Some of our Daily Post readers may have noticed an article by reporter Chris Mannara in the May 28 issue of the weekly Pagosa Springs SUN newspaper. The article was titled:
‘I don’t know how we got here’: URA commission addresses July 14 election
The little quote, “I don’t know how we got here”, was taken from an exclamation made during a May 21 Zoom meeting of the newly formed Urban Renewal Authority (URA) commission, a commission which includes all of our elected Town Council, plus former Town Manager Greg Schulte, Southwestern Water Conservation District board member JR Ford, and County Assessor Natalie Woodruff. (The Archuleta School District is allowed a seat on the commission, but has refused to appoint a commission member, in protest to the way the URA was formed.). Mr. Schulte was the source of the quote.
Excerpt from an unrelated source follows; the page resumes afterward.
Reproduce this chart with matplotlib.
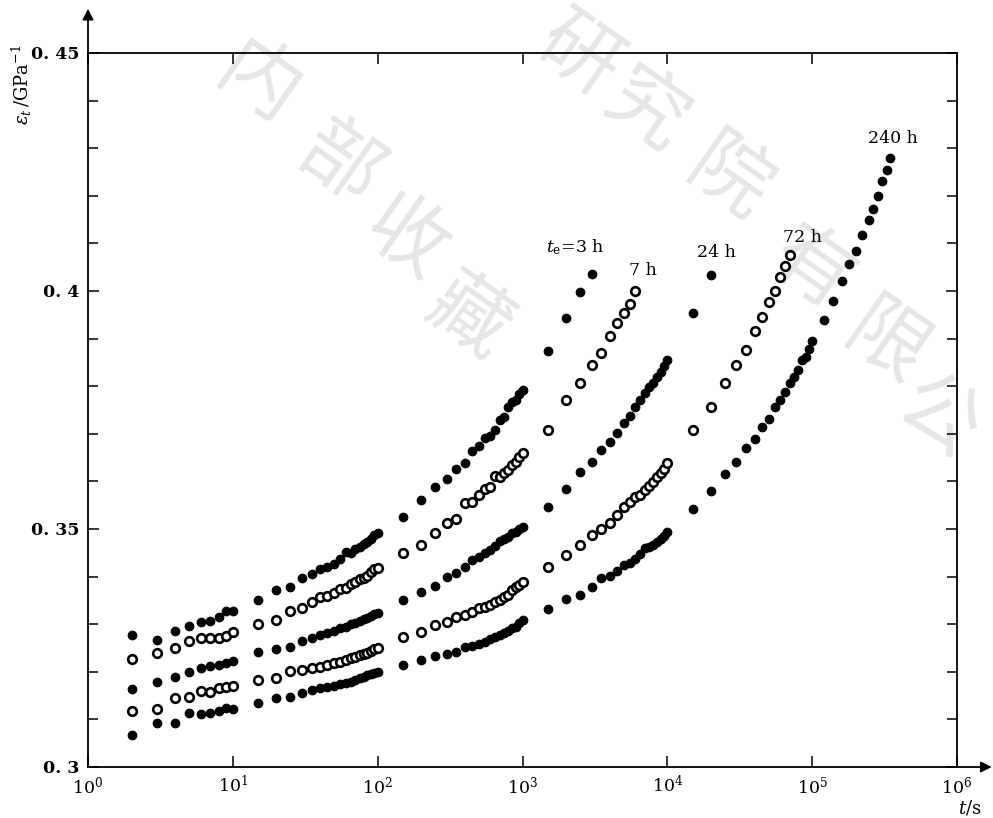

Here’s a bit of background which you might not have found in the Pagosa Springs SUN article.
After the Town Council voted, last November, to create an Urban Renewal Authority — based on findings of ‘dangerous’ conditions on the vacant travertine meadow south and east of the existing Springs Resort & Spa — the Town Council had a choice to create a URA commission that had wide representation from various government districts — the various districts which might be required, according to Colorado law, to provide millions of dollars in tax subsidies to future development schemes within the Town boundaries.
The Town Council decided against wide representation, and appointed itself as the majority of the new commission, even though the Town, it appears, would be contributing very little in the way of future TIF (Tax Increment Financing) funding for such projects. You can read more about the TIF controversy here.
In response to the way the URA and its governing commission were formed, six town residents requested permission to circulate a petition, proposing an amendment to the Town Home Rule Charter that would require voter approval for large TIF-funded development projects. The petitioners (myself included) believe that big tax subsidies given to private developers deserve voter approval, and we found plenty of Town voters who agreed with that political stance and who were happy to sign our petition.
Ballot Question A will go before the town voters, via a mail election, with the last day to vote being July 14.
Several other Colorado communities have already passed similar laws, requiring voter approval of TIF-funded projects, or in some cases, disbanding the Urban Renewal Authority altogether.
Voter participation in government can be frustrating to career bureaucrats and elected leaders. One of the career bureaucrats appointed to the URA commission is former Town Manager Greg Schulte, and his frustration with the idea of voter participation was evident at the May 21 Zoom meeting.
Here’s Greg Schulte’s full exclamation:
“I guess I just have to say I’m kind of disappointed. I don’t know how we got here. If the ballot question that is put forth in July is approved, then we’re essentially inviting a lawsuit that, based upon what I read, the Town is going to lose.”
Mr. Schulte’s statement is chock full of suppositions and assumptions, as we will discuss shortly.
Personality conflicts are unfortunately common during political decision-making processes, unless the board in question is acting merely as a rubber stamp for decisions already made by the bureaucracy. Such conflicts at Town Hall have been evident for many years. But at its core, the conflict is between Ever-Expanding Government and We the People.